Content design is quite closely related to UX – there’s some debate about whether it’s actually UX Writing, an editorial copywriting part of content design. I’ve read that the use of the terms UX Writing (and people calling themselves UX Writers / Content Designers) came out around the time of some of the big web projects of the past decade, such as the integration of lots of government websites under one “Gov dot UK” domain. (Here’s the government’s official line on content design.)
Content design is really part of user experience. A UX designer is looking at and leading the user experience end-to-end, and a content designer is often one of the people in the team, perhaps alongside a data analyst, a (marketing or editorial) copywriter, a visual designer and a developer to do the coding. UX kind of covers the whole workflow.
What about SEO – is that part of content design?
Yes, SEO is a tool that you would use in content design. It’s one of the things that I would do in my initial research: find out the keywords for a certain page, front load them into the copy and headlines to make a page findable and searchable. Of course, SEO is a discipline in its own right too, but it’s certainly something that would inform content design.
Content Designer is still quite a rare job title. How did you get into it?
I’ve been a writer on digital platforms for about 15 years now.
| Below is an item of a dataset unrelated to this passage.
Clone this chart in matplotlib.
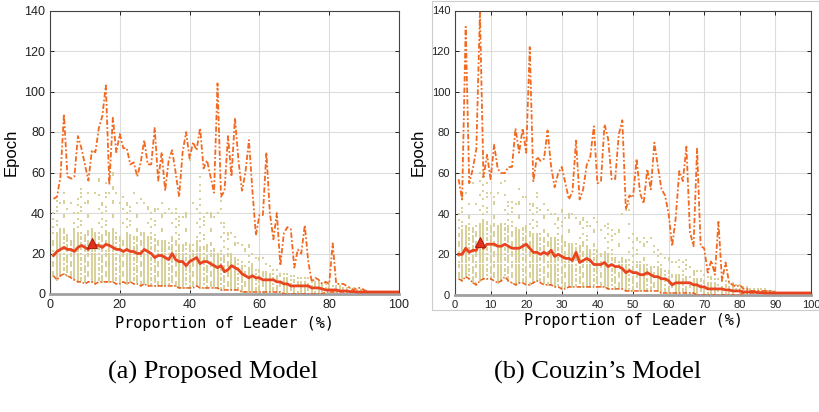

I actually started out working in radio in New Zealand, and then came to the UK and worked for the BBC as a sub-editor and senior broadcast journalist on its online news and feature pages, doing fast-paced journalism, writing and editing. During that time, I did a multimedia storytelling course at the University of California at Berkeley, which taught me about taking broadcast journalism and reworking content to get the very best value from it.online.
I went on to BBC Learning as a producer on the BBC Food and BBC Nature websites – big, factual websites with a clear purpose to develop knowledge and skills for users. As well as creating content, I learned to really analyse data and work out where traffic was coming from and going, what was successful, what wasn’t, what real engagement looked like, comparing our sites to competitors… and working all the time to get our page rankings higher on Google and make sure, you know, that our chocolate cake recipe was higher than the Jamie Oliver website’s chocolate cake!
And then in recent years, I’ve got more into multimedia disciplines like digital video production and bespoke website content and app builds for agency clients and digital project management because in tech and digital there’s always something new and exciting to learn. I like to always keep on learning.
Can we talk about the content design process? What’s the order of things?
First of all we need a brief. With my current client, RSPB, we have a discovery meeting where we investigate the brief and their requirements and then look at their core objectives and their users’ needs. And then it would go into the research phase: gathering data, defining Key Performance Indicators (KPIs), working out the best user journey we want to achieve and identifying any limitations.
Then I’ll go back to the client with all the evidence of why I’m suggesting something and what I think they should do. I’ll usually develop a prototype or wireframe of the solution – it can be hard to visualise new things, so this really helps get stakeholders on board.
Sometimes you need to adjust the proposal a bit to accommodate feedback, but once the proposal has been signed off, it’s on to the actual content build and delivery, review and quality assurance, bug testing and then going live (that’s the best bit!).
Do you actually build new products yourself, or work with a developer?
A mix. I have an understanding of code, and where things live within the framework of a Content Management System. But there are parts of all websites that are hardcoded, and if those need to change I’d work with a developer.
What are the most common tools that you use?
Quite a few! Google Analytics or ComScore analytics for website data and user journeys, and platforms like HotJar for heat maps and user behaviour – tracking clicks, mouse movement and eyeballs. Ahrefs for SEO keyword analysis and search insights. Obviously the relevant CMS for whatever I’m working on – I’m working mainly in Episerver currently, but often it’s a custom CMS or WordPress. And then there are email builders such as Salesforce Marketing Cloud and CACI Email Studio. I also use Adobe Creative Suite to edit imagery and video, and design proposals.
Finally, what would you say is the business case for good content design?
I’d say it’s of huge benefit to anyone with a digital presence, because it’s about driving the actions you want from your users. Whether that’s to boost traffic, increase engagement, receive more donations, or get more membership sign ups through emails. A content designer can help organisations understand their user journeys and decipher how to improve them – and because it’s data-driven and copy-led it helps people really understand the value of great digital content and products.